The sun is setting on a dreary, damp day filled up with chores and errands and tasks. I don’t have anything exciting to turn my focus toward but have a long list of mundane tasks pulling at me. I’m tired and still a bit run down with the after-effects of being a bit ill. And, now, my feelings are hurt. I am right square in the middle of the natural response, dwelling on what hurt my feelings, focusing down on it so that it becomes bigger and bigger in my eyes. The more I focus on it, the more it burns. The more it burns, the more I start seeing other interactions as slights, more kindling for my self-pity.
But, by the grace of God, the Holy Spirit whispers: “Loving people is risky; it is painful and often mired down in messiness, but love never fails.”
My hurt heart pushes back, emboldened and louder, listing off all the pain points I have suffered because loving people is painful. “Well, clearly there is a love issue going on here,” I mutter. My complaint gets louder in my head and fans the flame of self-righteous indignation.
“And,” His gentle, quiet voice continues, unfazed by my rant, “People who love you have felt the same way.”
The list of hurts still echoing loudly in my head, I turn my focus toward His voice. “Wait, what?”
I hear Him again in my heart, “People who love you have felt the same way.”
“Okay, well, I suppose,” my heart reluctantly admits. “I suppose that the people who love me have been hurt by me. I’m not perfect after all. Sure, I’ve messed up–I know that.”
“But I try hard to treat people with kindness and consideration,” my heart pouts, “but I know I have blown it plenty of times. I know I have messed up– especially with those closest to me, people I love the most.”
“Honestly, they may think I have blown it more than I realize. After all they are around me the most and have seen me at my worst. But, You know. You know, I have tried to make it right when I know I have messed up.”
“Ok, sure, there have been times I couldn’t make it right. It doesn’t mean I didn’t want to. I am sure there have even been times when people have been hurt by something even though what I did was totally meant for good. I’ve even been told I hurt someone by something they completely misunderstood, or even something they think I said or did that in my deepest heart I know I did not say or do. Regardless, it hurt them, but You know that even when I have hurt them that it didn’t mean I don’t care. ”

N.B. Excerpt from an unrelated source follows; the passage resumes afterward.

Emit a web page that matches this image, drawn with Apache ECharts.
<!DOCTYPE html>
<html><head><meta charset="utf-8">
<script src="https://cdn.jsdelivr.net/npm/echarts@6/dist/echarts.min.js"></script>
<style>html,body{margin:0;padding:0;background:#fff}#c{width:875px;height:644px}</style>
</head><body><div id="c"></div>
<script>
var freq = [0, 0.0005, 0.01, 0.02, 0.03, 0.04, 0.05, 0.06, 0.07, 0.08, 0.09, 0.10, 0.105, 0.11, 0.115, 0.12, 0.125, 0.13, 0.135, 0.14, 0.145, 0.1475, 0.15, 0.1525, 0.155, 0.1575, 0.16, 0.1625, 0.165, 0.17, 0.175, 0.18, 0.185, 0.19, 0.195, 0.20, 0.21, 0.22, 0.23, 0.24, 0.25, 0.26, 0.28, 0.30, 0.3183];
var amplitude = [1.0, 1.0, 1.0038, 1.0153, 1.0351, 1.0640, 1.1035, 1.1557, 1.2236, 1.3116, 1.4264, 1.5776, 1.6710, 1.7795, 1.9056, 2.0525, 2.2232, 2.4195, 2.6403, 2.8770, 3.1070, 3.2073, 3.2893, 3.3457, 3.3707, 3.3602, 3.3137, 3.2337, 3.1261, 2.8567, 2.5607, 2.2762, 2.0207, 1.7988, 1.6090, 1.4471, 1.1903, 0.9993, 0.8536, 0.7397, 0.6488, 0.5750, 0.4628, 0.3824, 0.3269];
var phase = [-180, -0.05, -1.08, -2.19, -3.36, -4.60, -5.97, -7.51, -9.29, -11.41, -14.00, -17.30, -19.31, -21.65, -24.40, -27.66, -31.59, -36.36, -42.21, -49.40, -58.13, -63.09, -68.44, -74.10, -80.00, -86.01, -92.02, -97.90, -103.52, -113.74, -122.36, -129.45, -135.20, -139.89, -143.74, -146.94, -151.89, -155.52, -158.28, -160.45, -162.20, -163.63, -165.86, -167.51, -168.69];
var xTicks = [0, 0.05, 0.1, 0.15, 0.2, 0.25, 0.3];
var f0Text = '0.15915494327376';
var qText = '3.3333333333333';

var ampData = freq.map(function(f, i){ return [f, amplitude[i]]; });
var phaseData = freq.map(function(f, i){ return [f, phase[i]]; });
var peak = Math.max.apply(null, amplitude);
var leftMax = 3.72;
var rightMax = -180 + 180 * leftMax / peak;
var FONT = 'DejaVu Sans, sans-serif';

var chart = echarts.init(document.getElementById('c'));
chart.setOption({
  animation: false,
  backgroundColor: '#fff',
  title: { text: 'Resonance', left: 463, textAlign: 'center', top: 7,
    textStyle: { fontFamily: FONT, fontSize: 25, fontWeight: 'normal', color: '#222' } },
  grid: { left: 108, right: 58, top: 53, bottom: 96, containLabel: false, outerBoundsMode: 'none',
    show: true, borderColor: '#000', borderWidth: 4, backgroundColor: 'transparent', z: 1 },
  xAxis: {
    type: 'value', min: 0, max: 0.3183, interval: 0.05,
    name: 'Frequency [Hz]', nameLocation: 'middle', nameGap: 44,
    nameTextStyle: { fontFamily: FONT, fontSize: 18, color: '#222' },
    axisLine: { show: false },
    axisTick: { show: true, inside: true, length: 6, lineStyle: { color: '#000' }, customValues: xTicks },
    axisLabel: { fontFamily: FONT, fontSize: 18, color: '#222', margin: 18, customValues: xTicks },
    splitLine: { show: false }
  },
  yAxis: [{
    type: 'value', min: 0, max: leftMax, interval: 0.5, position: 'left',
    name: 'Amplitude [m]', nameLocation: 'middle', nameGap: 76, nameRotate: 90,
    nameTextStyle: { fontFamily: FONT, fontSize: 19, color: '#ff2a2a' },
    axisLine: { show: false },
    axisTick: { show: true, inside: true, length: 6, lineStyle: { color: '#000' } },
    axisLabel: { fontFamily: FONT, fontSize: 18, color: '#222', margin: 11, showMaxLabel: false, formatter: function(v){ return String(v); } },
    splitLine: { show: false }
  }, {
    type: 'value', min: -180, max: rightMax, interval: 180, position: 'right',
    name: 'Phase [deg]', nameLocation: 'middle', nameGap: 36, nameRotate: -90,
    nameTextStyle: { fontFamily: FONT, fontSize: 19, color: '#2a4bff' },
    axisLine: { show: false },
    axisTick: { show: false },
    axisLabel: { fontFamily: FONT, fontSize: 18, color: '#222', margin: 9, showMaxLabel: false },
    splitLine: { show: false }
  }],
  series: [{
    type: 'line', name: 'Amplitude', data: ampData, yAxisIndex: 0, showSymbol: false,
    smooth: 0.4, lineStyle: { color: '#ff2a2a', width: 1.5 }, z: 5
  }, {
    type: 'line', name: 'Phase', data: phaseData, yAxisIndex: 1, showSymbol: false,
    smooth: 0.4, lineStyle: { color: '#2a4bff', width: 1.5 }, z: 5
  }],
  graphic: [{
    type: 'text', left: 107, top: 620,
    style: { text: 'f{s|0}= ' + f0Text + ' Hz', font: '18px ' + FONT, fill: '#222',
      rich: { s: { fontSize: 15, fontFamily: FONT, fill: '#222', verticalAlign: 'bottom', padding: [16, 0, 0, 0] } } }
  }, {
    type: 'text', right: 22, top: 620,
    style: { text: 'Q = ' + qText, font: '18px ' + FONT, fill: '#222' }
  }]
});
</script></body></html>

His holy presence in my deceptive heart sits quietly, listening and calling at the same time.
I groan a bit.
“You know what I did and didn’t do better than I do. You know when I have hurt someone accidentally. You know when I have lashed out. You know that sometimes I have hurt them by doing what I believe is the right thing; standing before You, I believed it the right thing, what I had to do to honor You. I answer to You.”
I feel His gentle prodding.
I drop my chin a bit.
“You do know that, but You know more. Sometimes, probably a lot less often than I think, it was that I was doing what I needed to do, am called to do. Sometimes we just saw things differently–no one really right or wrong. But, the truth is, I have hurt people because I’m selfish, sometimes because I’m naive, sometimes because I’m oblivious, sometimes because I’m distracted, sometimes because I’m lazy, sometimes because I’m tired, sometimes because I’m mistaken, plenty of times because I’m wrong.”

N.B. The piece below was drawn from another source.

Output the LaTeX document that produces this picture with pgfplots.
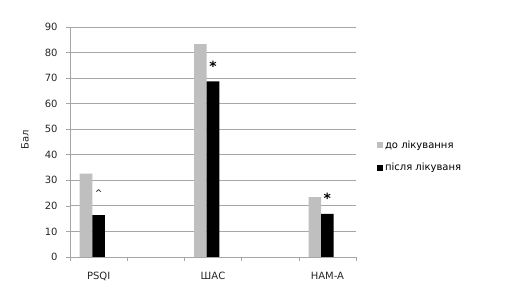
\documentclass[border=0pt]{standalone}
\usepackage{pgfplots}
\pgfplotsset{compat=1.18}
\usepackage{fontspec}
\setmainfont{DejaVu Sans}
\definecolor{bargray}{HTML}{BFBFBF}
\definecolor{gridgray}{HTML}{A6A6A6}
\newcommand\annA{\raisebox{9bp}{\fontsize{9bp}{12bp}\selectfont\textasciicircum}}
\newcommand\annB{{\fontsize{14bp}{16bp}\selectfont\bfseries *}}
\begin{document}
\begin{tikzpicture}
\path[use as bounding box] (0,0) rectangle (509bp,298bp);
\begin{axis}[
  at={(70bp,41bp)}, anchor=south west,
  scale only axis,
  width=286bp, height=230bp,
  ybar, bar width=0.22,
  xmin=-0.5, xmax=4.5,
  ymin=0, ymax=90,
  ytick={0,10,...,90},
  xtick={0,2,4},
  xticklabels={PSQI,ШАС,HAM-A},
  minor xtick={-0.5,0.5,1.5,2.5,3.5,4.5},
  tick align=outside,
  major x tick style={draw=none},
  minor tick length=4bp,
  major tick length=4bp,
  tick style={gridgray, line width=0.6pt},
  ymajorgrids,
  grid style={gridgray, line width=0.8pt},
  axis x line*=bottom, axis y line*=left,
  axis line style={gridgray, line width=0.8pt, -},
  ticklabel style={font=\fontsize{10bp}{12bp}\selectfont, text=black!85},
  /pgf/number format/assume math mode=true,
  xticklabel style={yshift=-8bp},
  yticklabel style={xshift=-5bp},
  ylabel={Бал},
  ylabel style={at={(axis description cs:-0.157,0.509)}, anchor=center, font=\fontsize{10bp}{12bp}\selectfont, text=black!85},
  legend style={draw=none, fill=none, at={(1.073,0.437)}, anchor=west, inner sep=0pt,
    font=\fontsize{10bp}{12bp}\selectfont, row sep=9bp, legend cell align=left,
    /tikz/every even column/.append style={column sep=0pt}},
  legend image code/.code={\fill[#1] (0bp,-3bp) rectangle (6bp,3bp);},
  nodes near coords={\pgfplotspointmeta},
  every node near coord/.append style={anchor=base, yshift=10bp, text=black},
]
\addplot[fill=bargray, draw=none, bar shift=-0.22, nodes near coords={}] coordinates {(0,32.6) (2,83.3) (4,23.4)};
\addplot[fill=black, draw=none, bar shift=0, point meta=explicit symbolic] coordinates {(0,16.4) [\annA] (2,68.7) [\annB] (4,16.9) [\annB]};
\legend{до лікування, після лікуваня}
\end{axis}
\end{tikzpicture}
\end{document}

A tear rolls down my face.
“It didn’t mean I don’t care about them. I do care. I really do care.”
I feel His love and feel His nudge.
“How is it that this started out about how much someone hurt my feelings, and it is now suddenly about me? How do You do that?”
“So, let’s go back to them,” He leads. “If that’s true about you–then what about them?”
My heart knows the answer, but even in my own head, I resist saying it. The silence stretches.
“You wanted to go back to focusing on them,” He insists. “If this is true about you–then what about them?”
My stubborn heart admits, “It doesn’t mean they don’t care. It may be that they were wrong or maybe just tired or distracted. Maybe they were being selfish or maybe they just were seeing it differently. Maybe they felt like it was what they had to do. Just like me, they answer to You. Maybe they don’t even know my feelings are hurt, or if they do know, maybe they truly don’t believe they have done or said what I believe.
He whispers, “Loving people is risky; it is painful and often mired down in messiness, but love never fails.”
I sit silent, calmer than I have been in hours. The sun has fully set and the air is crisp. The chores aren’t finished, but the list isn’t quite as long. My heart is lighter. Clouds streak the night sky. In the gaps, stars twinkle and and a half moon shines.